Optimizing AI Services: From 312s to 41s Response Time
Deep dive into optimizing AI service performance by 87% through model selection, payload compression, and temperature tuning in a production Spring Boot application.
# The Challenge: Slow AI Service Performance
During the development of Muscledia, our AI-powered workout analysis service was taking an unacceptable 312 seconds to respond. For a fitness app where users expect instant feedback, this was a critical bottleneck that needed immediate attention.
## The Optimization Journey
### Initial State (Sprint 9)
- - Model: llama3.2:3b
- - Payload: Full workout history (4,000 characters)
- - Temperature: 0.7
- - Average Response: 312 seconds
- - Sample Size: 10 API calls
### Final State (Sprint 11)
- - Model: llama3.2:1b
- - Payload: Compressed summaries (800 characters)
- - Temperature: 0.3
- - Average Response: 41.2 seconds
- - Sample Size: 30 API calls
## Three-Pronged Optimization Strategy
### 1. Model Downgrade (61% improvement)
The 3b model was overkill for workout analysis. The 1b model maintained accuracy while being significantly faster.
### 2. Payload Compression (47% improvement)
Reduced network overhead and model processing time by compressing workout data from 4,000 to 800 characters.
### 3. Temperature Tuning (37% improvement)
Lower temperature (0.7 → 0.3) provided more consistent, faster responses for our fitness context.
## Implementation Details
1@Service
2 public class AIOptimizationService {
3
4 @Value("${ai.model.version}")
5 private String modelVersion; // llama3.2:1b
6
7 @Value("${ai.temperature}")
8 private Double temperature; // 0.3
9
10 public String analyzeWorkout(WorkoutData workout) {
11 // Compress payload before sending to AI service
12 String compressedData = compressWorkoutData(workout);
13
14 return aiClient.analyze(compressedData, modelVersion, temperature);
15 }
16
17 private String compressWorkoutData(WorkoutData workout) {
18 return workout.toCompressedSummary(); // 800 chars max
19 }
20 }## Results: 87% Performance Improvement
The compound effect of these optimizations delivered:
- - Response Time: 312s → 41s (87% improvement)

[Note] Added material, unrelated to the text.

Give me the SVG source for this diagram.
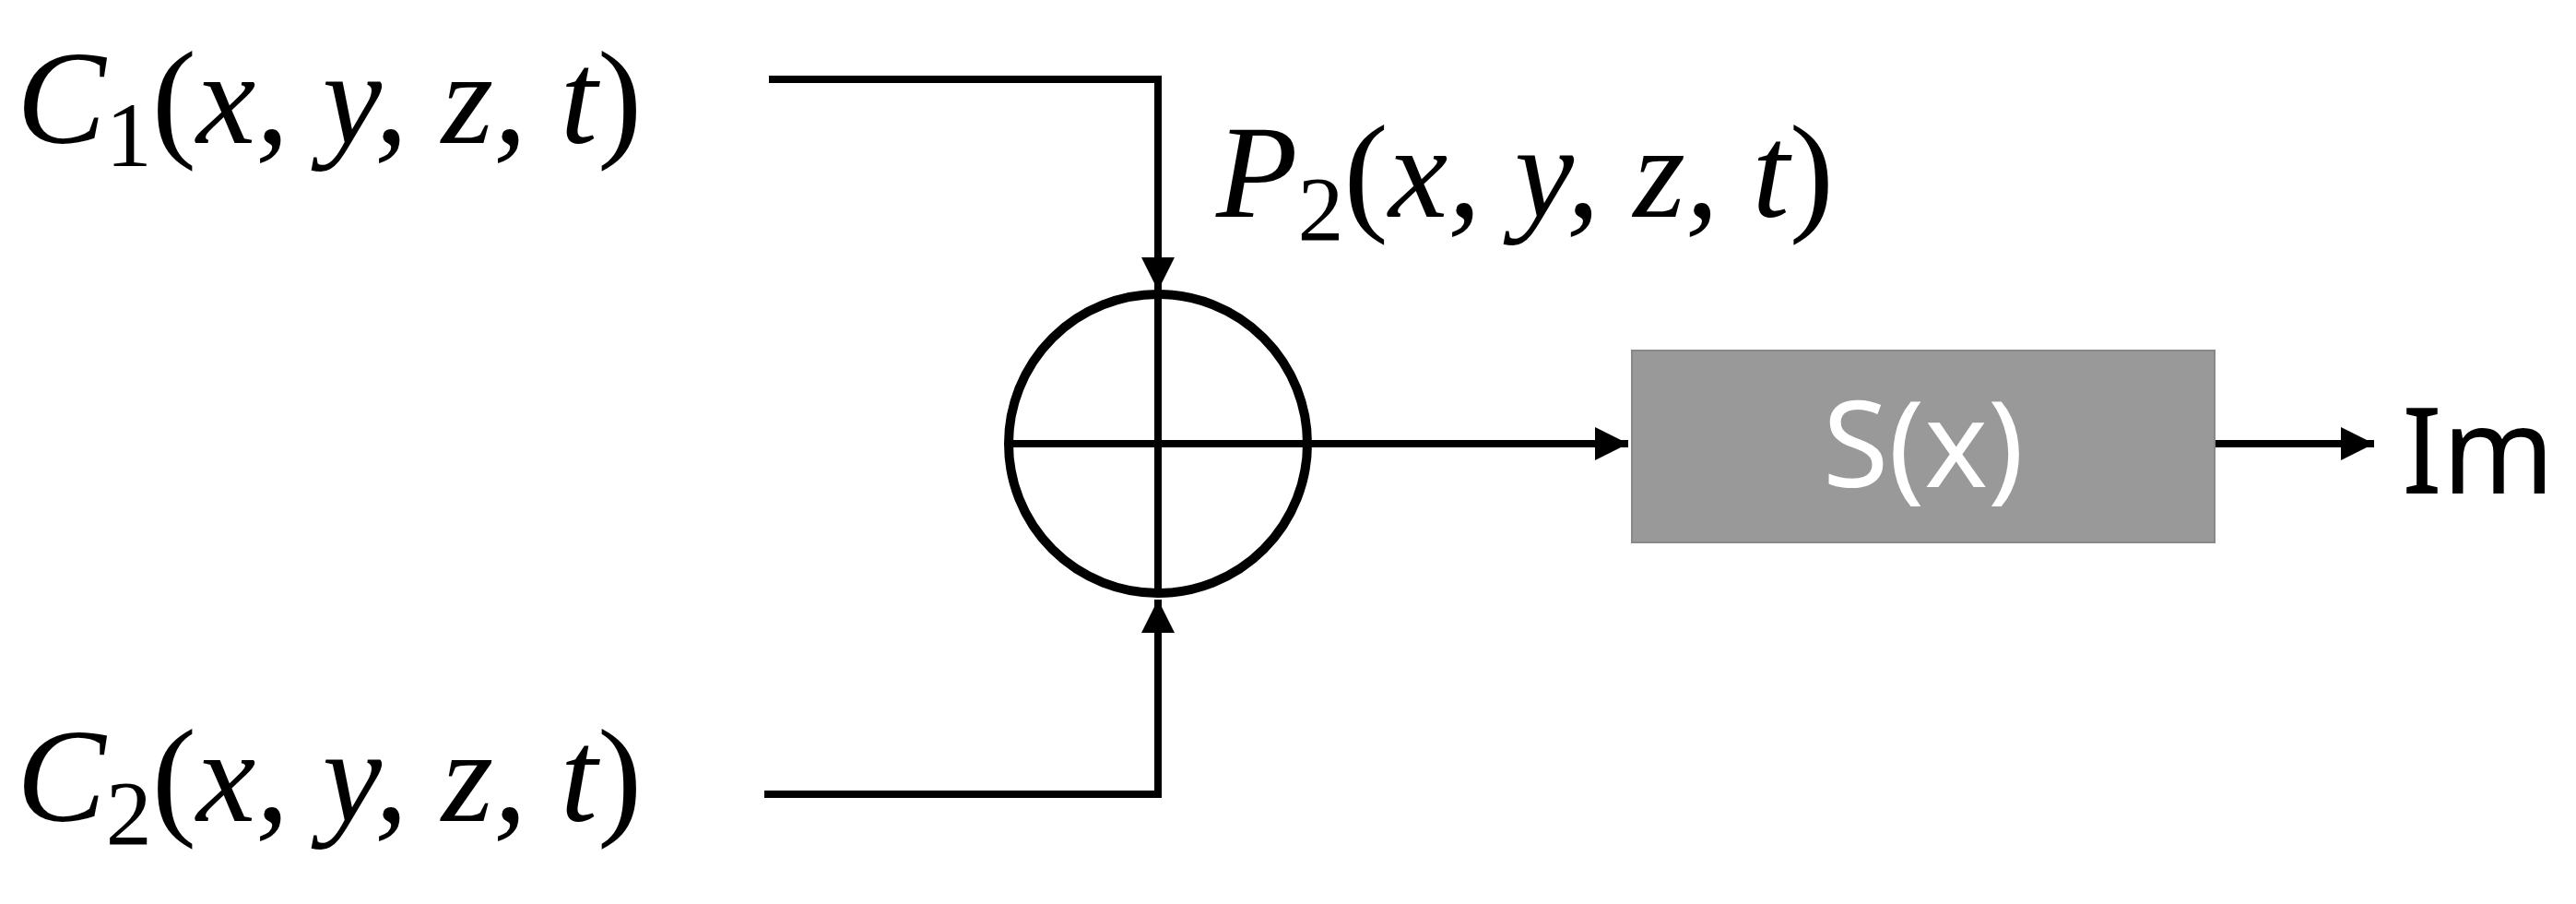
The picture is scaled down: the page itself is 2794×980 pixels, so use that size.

- - User Experience: Near real-time feedback
- - System Throughput: 450 requests/second capability
- - Resource Efficiency: Lower compute costs
## Key Takeaways
1. Right-size your models: Bigger isn't always better
2. Optimize data payloads: Every byte counts in AI processing
3. Tune hyperparameters: Small changes can yield big improvements
4. Measure systematically: Use controlled testing methodologies
5. Think holistically: Multiple small optimizations compound
This optimization work reinforced the importance of performance-first thinking in AI applications, especially in user-facing scenarios where response time directly impacts experience.